--- Work to do ---
Quote the listing below in its entirety, omitting every image.

--- Dataset extract ---
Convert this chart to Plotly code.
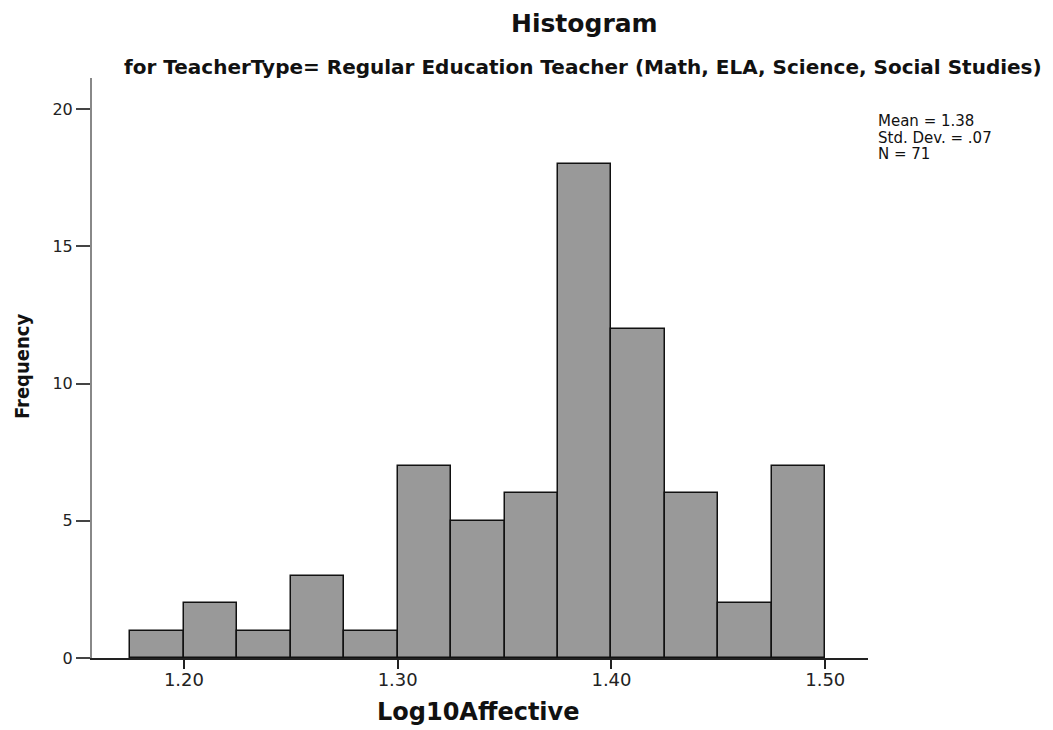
import plotly.graph_objects as go

bin_left = [1.175, 1.200, 1.225, 1.250, 1.275, 1.300, 1.325, 1.350, 1.375, 1.400, 1.425, 1.450, 1.475]
counts = [1, 2, 1, 3, 1, 7, 5, 6, 18, 12, 6, 2, 7]
bin_width = 0.025
x_ticks = [1.20, 1.30, 1.40, 1.50]
x_ticklabels = ["1.20", "1.30", "1.40", "1.50"]
y_ticks = [0, 5, 10, 15, 20]
stats_lines = ["Mean = 1.38", "Std. Dev. = .07", "N = 71"]

centers = [b + bin_width / 2 for b in bin_left]

OFF = 8  # page body offset
W, H = 1053, 730
L, T = 92 - OFF, 78 - OFF
RIGHT, BOTTOM = 868 - OFF, 658 - OFF
R, B = W - RIGHT, H - BOTTOM
pw = RIGHT - L
ph = BOTTOM - T

def px(xs):
    return (xs - OFF - L) / pw

def py(ys):
    return (BOTTOM - (ys - OFF)) / ph

cond = "DejaVu Sans Condensed, Liberation Sans Narrow, DejaVu Sans, sans-serif"
plain = "DejaVu Sans, Verdana, sans-serif"

fig = go.Figure()
fig.add_trace(go.Bar(
    x=centers, y=counts, width=[bin_width] * len(counts),
    marker=dict(color="#999999", line=dict(color="#111111", width=1.5)),
    showlegend=False, hoverinfo="x+y",
))

annotations = [
    dict(text="<b>Histogram</b>", xref="paper", yref="paper", x=px(584), y=py(24),
         xanchor="center", yanchor="middle", showarrow=False,
         font=dict(family=plain, size=25, color="#111111")),
    dict(text="<b>for TeacherType= Regular Education Teacher (Math, ELA, Science, Social Studies)</b>",
         xref="paper", yref="paper", x=px(583), y=py(67),
         xanchor="center", yanchor="middle", showarrow=False,
         font=dict(family=plain, size=20, color="#111111")),
    dict(text="<b>Log10Affective</b>", xref="paper", yref="paper", x=px(478), y=py(712),
         xanchor="center", yanchor="middle", showarrow=False,
         font=dict(family=plain, size=24, color="#111111")),
    dict(text="<b>Frequency</b>", xref="paper", yref="paper", x=px(22), y=py(367),
         xanchor="center", yanchor="middle", showarrow=False, textangle=-90,
         font=dict(family=cond, size=20, color="#111111")),
]
for i, line in enumerate(stats_lines):
    annotations.append(dict(text=line, xref="paper", yref="paper", x=px(877), y=py(121 + 16.5 * i),
                            xanchor="left", yanchor="middle", align="left", showarrow=False,
                            height=16, borderpad=0,
                            font=dict(family=plain, size=15, color="#111111")))

fig.update_layout(
    width=W, height=H,
    margin=dict(l=L, r=R, t=T, b=B),
    plot_bgcolor="white", paper_bgcolor="white",
    bargap=0,
    xaxis=dict(
        range=[1.157, 1.520], tickvals=x_ticks, ticktext=x_ticklabels,
        showgrid=False, zeroline=False, showline=True, linecolor="#222222", linewidth=1.5,
        ticks="outside", ticklen=9, tickcolor="#222222", tickwidth=1.5,
        ticklabelstandoff=-4,
        tickfont=dict(family=plain, size=18, color="#222222"),
        automargin=False,
    ),
    yaxis=dict(
        range=[0, 21.13], tickvals=y_ticks,
        showgrid=False, zeroline=False, showline=True, linecolor="#888888", linewidth=2,
        ticks="outside", ticklen=14, tickcolor="#444444", tickwidth=1.5,
        tickfont=dict(family=plain, size=16, color="#222222"),
        automargin=False,
    ),
    annotations=annotations,
)

fig.write_html("out.html")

--- Output for this task ---
Convert this chart to Plotly code.
import plotly.graph_objects as go

bin_left = [1.175, 1.200, 1.225, 1.250, 1.275, 1.300, 1.325, 1.350, 1.375, 1.400, 1.425, 1.450, 1.475]
counts = [1, 2, 1, 3, 1, 7, 5, 6, 18, 12, 6, 2, 7]
bin_width = 0.025
x_ticks = [1.20, 1.30, 1.40, 1.50]
x_ticklabels = ["1.20", "1.30", "1.40", "1.50"]
y_ticks = [0, 5, 10, 15, 20]
stats_lines = ["Mean = 1.38", "Std. Dev. = .07", "N = 71"]

centers = [b + bin_width / 2 for b in bin_left]

OFF = 8  # page body offset
W, H = 1053, 730
L, T = 92 - OFF, 78 - OFF
RIGHT, BOTTOM = 868 - OFF, 658 - OFF
R, B = W - RIGHT, H - BOTTOM
pw = RIGHT - L
ph = BOTTOM - T

def px(xs):
    return (xs - OFF - L) / pw

def py(ys):
    return (BOTTOM - (ys - OFF)) / ph

cond = "DejaVu Sans Condensed, Liberation Sans Narrow, DejaVu Sans, sans-serif"
plain = "DejaVu Sans, Verdana, sans-serif"

fig = go.Figure()
fig.add_trace(go.Bar(
    x=centers, y=counts, width=[bin_width] * len(counts),
    marker=dict(color="#999999", line=dict(color="#111111", width=1.5)),
    showlegend=False, hoverinfo="x+y",
))

annotations = [
    dict(text="<b>Histogram</b>", xref="paper", yref="paper", x=px(584), y=py(24),
         xanchor="center", yanchor="middle", showarrow=False,
         font=dict(family=plain, size=25, color="#111111")),
    dict(text="<b>for TeacherType= Regular Education Teacher (Math, ELA, Science, Social Studies)</b>",
         xref="paper", yref="paper", x=px(583), y=py(67),
         xanchor="center", yanchor="middle", showarrow=False,
         font=dict(family=plain, size=20, color="#111111")),
    dict(text="<b>Log10Affective</b>", xref="paper", yref="paper", x=px(478), y=py(712),
         xanchor="center", yanchor="middle", showarrow=False,
         font=dict(family=plain, size=24, color="#111111")),
    dict(text="<b>Frequency</b>", xref="paper", yref="paper", x=px(22), y=py(367),
         xanchor="center", yanchor="middle", showarrow=False, textangle=-90,
         font=dict(family=cond, size=20, color="#111111")),
]
for i, line in enumerate(stats_lines):
    annotations.append(dict(text=line, xref="paper", yref="paper", x=px(877), y=py(121 + 16.5 * i),
                            xanchor="left", yanchor="middle", align="left", showarrow=False,
                            height=16, borderpad=0,
                            font=dict(family=plain, size=15, color="#111111")))

fig.update_layout(
    width=W, height=H,
    margin=dict(l=L, r=R, t=T, b=B),
    plot_bgcolor="white", paper_bgcolor="white",
    bargap=0,
    xaxis=dict(
        range=[1.157, 1.520], tickvals=x_ticks, ticktext=x_ticklabels,
        showgrid=False, zeroline=False, showline=True, linecolor="#222222", linewidth=1.5,
        ticks="outside", ticklen=9, tickcolor="#222222", tickwidth=1.5,
        ticklabelstandoff=-4,
        tickfont=dict(family=plain, size=18, color="#222222"),
        automargin=False,
    ),
    yaxis=dict(
        range=[0, 21.13], tickvals=y_ticks,
        showgrid=False, zeroline=False, showline=True, linecolor="#888888", linewidth=2,
        ticks="outside", ticklen=14, tickcolor="#444444", tickwidth=1.5,
        tickfont=dict(family=plain, size=16, color="#222222"),
        automargin=False,
    ),
    annotations=annotations,
)

fig.write_html("out.html")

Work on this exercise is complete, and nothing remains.